*DATASET SECTION*:

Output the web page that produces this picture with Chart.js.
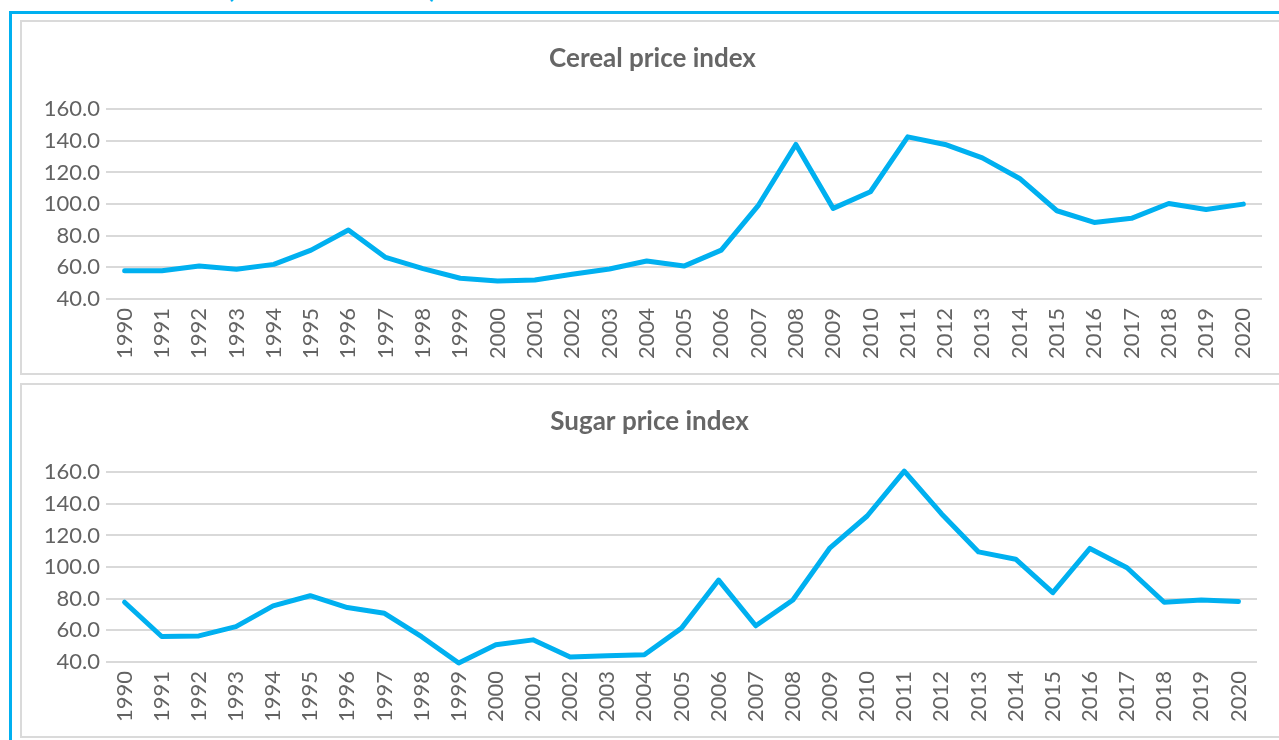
<!DOCTYPE html>
<html>
<head>
<meta charset="utf-8">
<script src="https://cdn.jsdelivr.net/npm/chart.js@4.4.1/dist/chart.umd.min.js"></script>
<style>
  body { margin: 0; background: #fff; width: 1279px; height: 740px; overflow: hidden; position: relative; font-family: Lato, sans-serif; }
  .cut { position: absolute; left: 0; top: 0; width: 1279px; height: 11px; overflow: hidden; }
  .cut span { position: absolute; left: 227px; top: -24px; font-size: 25px; line-height: 25px; font-weight: bold; color: #00B0F0; white-space: nowrap; }
  .frame { position: absolute; left: 9px; top: 11px; width: 1300px; height: 760px; border: 3px solid #00B0F0; }
  .box { position: absolute; left: 20px; width: 1300px; height: 351px; border: 2px solid #dadada; }
  canvas { position: absolute; left: 22px; }
</style>
</head>
<body>
<div class="cut"><span>(2014-2016 = 100)</span></div>
<div class="frame"></div>
<div class="box" style="top:20px"></div>
<div class="box" style="top:383px"></div>
<canvas id="cereal" width="1257" height="351" style="top:22px"></canvas>
<canvas id="sugar" width="1257" height="351" style="top:385px"></canvas>
<script>
const years = ['1990', '1991', '1992', '1993', '1994', '1995', '1996', '1997', '1998', '1999',
    '2000', '2001', '2002', '2003', '2004', '2005', '2006', '2007', '2008', '2009',
    '2010', '2011', '2012', '2013', '2014', '2015', '2016', '2017', '2018', '2019', '2020'];
const cereal = [57.9, 57.8, 60.8, 58.8, 61.9, 70.9, 83.6, 66.3, 59.2, 53.1,
    51.4, 52.0, 55.6, 59.0, 64.0, 60.8, 70.9, 99.4, 137.7, 97.3,
    107.8, 142.5, 137.7, 129.2, 116.2, 95.8, 88.4, 91.0, 100.4, 96.6, 100.0];
const sugar = [77.8, 56.1, 56.5, 62.4, 75.5, 81.9, 74.4, 70.8, 56.0, 39.4,
    50.9, 54.0, 43.1, 44.0, 44.6, 61.4, 91.8, 62.9, 79.2, 112.2,
    132.3, 160.7, 133.8, 109.6, 105.0, 83.8, 111.8, 99.6, 77.8, 79.2, 78.2];
const yTicks = [40, 60, 80, 100, 120, 140, 160];

const textGray = '#636363';

function makeChart(id, title, values, rightPad) {
    const ctx = document.getElementById(id).getContext('2d');
    return new Chart(ctx, {
        type: 'line',
        data: {
            labels: years,
            datasets: [{
                label: title,
                data: values,
                borderColor: '#00B0F0',
                borderWidth: 5,
                pointRadius: 0,
                tension: 0,
                borderJoinStyle: 'round',
                borderCapStyle: 'round',
                clip: 10
            }]
        },
        options: {
            responsive: false,
            animation: false,
            layout: { padding: { left: 20, right: rightPad, top: 0, bottom: 0 } },
            plugins: {
                legend: { display: false },
                tooltip: { enabled: false },
                title: {
                    display: true,
                    text: title,
                    color: '#666',
                    font: { family: 'Lato', size: 26, weight: 'bold', lineHeight: 1.2 },
                    padding: { top: 21, bottom: 35 }
                }
            },
            scales: {
                x: {
                    offset: true,
                    grid: { display: false, drawTicks: false },
                    border: { display: false },
                    ticks: {
                        autoSkip: false,
                        minRotation: 90,
                        maxRotation: 90,
                        padding: 9,
                        color: textGray,
                        font: { family: 'Lato', size: 22 }
                    },
                    afterFit: scale => { scale.height = 74; }
                },
                y: {
                    min: yTicks[0],
                    max: yTicks[yTicks.length - 1],
                    afterBuildTicks: scale => { scale.ticks = yTicks.map(v => ({ value: v })); },
                    grid: { color: '#d9d9d9', lineWidth: 2, drawTicks: false },
                    border: { display: false },
                    ticks: {
                        padding: 6,
                        color: textGray,
                        font: { family: 'Lato', size: 22 },
                        callback: v => v.toFixed(1)
                    },
                    afterFit: scale => { scale.width = 64; }
                }
            }
        }
    });
}

makeChart('cereal', 'Cereal price index', cereal, 16);
makeChart('sugar', 'Sugar price index', sugar, 22);
</script>
</body>
</html>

*EXERCISE BRIEF*:
Pictures are excluded; output everything else in the data verbatim.

*RESULT*:
Output the web page that produces this picture with Chart.js.
<!DOCTYPE html>
<html>
<head>
<meta charset="utf-8">
<script src="https://cdn.jsdelivr.net/npm/chart.js@4.4.1/dist/chart.umd.min.js"></script>
<style>
  body { margin: 0; background: #fff; width: 1279px; height: 740px; overflow: hidden; position: relative; font-family: Lato, sans-serif; }
  .cut { position: absolute; left: 0; top: 0; width: 1279px; height: 11px; overflow: hidden; }
  .cut span { position: absolute; left: 227px; top: -24px; font-size: 25px; line-height: 25px; font-weight: bold; color: #00B0F0; white-space: nowrap; }
  .frame { position: absolute; left: 9px; top: 11px; width: 1300px; height: 760px; border: 3px solid #00B0F0; }
  .box { position: absolute; left: 20px; width: 1300px; height: 351px; border: 2px solid #dadada; }
  canvas { position: absolute; left: 22px; }
</style>
</head>
<body>
<div class="cut"><span>(2014-2016 = 100)</span></div>
<div class="frame"></div>
<div class="box" style="top:20px"></div>
<div class="box" style="top:383px"></div>
<canvas id="cereal" width="1257" height="351" style="top:22px"></canvas>
<canvas id="sugar" width="1257" height="351" style="top:385px"></canvas>
<script>
const years = ['1990', '1991', '1992', '1993', '1994', '1995', '1996', '1997', '1998', '1999',
    '2000', '2001', '2002', '2003', '2004', '2005', '2006', '2007', '2008', '2009',
    '2010', '2011', '2012', '2013', '2014', '2015', '2016', '2017', '2018', '2019', '2020'];
const cereal = [57.9, 57.8, 60.8, 58.8, 61.9, 70.9, 83.6, 66.3, 59.2, 53.1,
    51.4, 52.0, 55.6, 59.0, 64.0, 60.8, 70.9, 99.4, 137.7, 97.3,
    107.8, 142.5, 137.7, 129.2, 116.2, 95.8, 88.4, 91.0, 100.4, 96.6, 100.0];
const sugar = [77.8, 56.1, 56.5, 62.4, 75.5, 81.9, 74.4, 70.8, 56.0, 39.4,
    50.9, 54.0, 43.1, 44.0, 44.6, 61.4, 91.8, 62.9, 79.2, 112.2,
    132.3, 160.7, 133.8, 109.6, 105.0, 83.8, 111.8, 99.6, 77.8, 79.2, 78.2];
const yTicks = [40, 60, 80, 100, 120, 140, 160];

const textGray = '#636363';

function makeChart(id, title, values, rightPad) {
    const ctx = document.getElementById(id).getContext('2d');
    return new Chart(ctx, {
        type: 'line',
        data: {
            labels: years,
            datasets: [{
                label: title,
                data: values,
                borderColor: '#00B0F0',
                borderWidth: 5,
                pointRadius: 0,
                tension: 0,
                borderJoinStyle: 'round',
                borderCapStyle: 'round',
                clip: 10
            }]
        },
        options: {
            responsive: false,
            animation: false,
            layout: { padding: { left: 20, right: rightPad, top: 0, bottom: 0 } },
            plugins: {
                legend: { display: false },
                tooltip: { enabled: false },
                title: {
                    display: true,
                    text: title,
                    color: '#666',
                    font: { family: 'Lato', size: 26, weight: 'bold', lineHeight: 1.2 },
                    padding: { top: 21, bottom: 35 }
                }
            },
            scales: {
                x: {
                    offset: true,
                    grid: { display: false, drawTicks: false },
                    border: { display: false },
                    ticks: {
                        autoSkip: false,
                        minRotation: 90,
                        maxRotation: 90,
                        padding: 9,
                        color: textGray,
                        font: { family: 'Lato', size: 22 }
                    },
                    afterFit: scale => { scale.height = 74; }
                },
                y: {
                    min: yTicks[0],
                    max: yTicks[yTicks.length - 1],
                    afterBuildTicks: scale => { scale.ticks = yTicks.map(v => ({ value: v })); },
                    grid: { color: '#d9d9d9', lineWidth: 2, drawTicks: false },
                    border: { display: false },
                    ticks: {
                        padding: 6,
                        color: textGray,
                        font: { family: 'Lato', size: 22 },
                        callback: v => v.toFixed(1)
                    },
                    afterFit: scale => { scale.width = 64; }
                }
            }
        }
    });
}

makeChart('cereal', 'Cereal price index', cereal, 16);
makeChart('sugar', 'Sugar price index', sugar, 22);
</script>
</body>
</html>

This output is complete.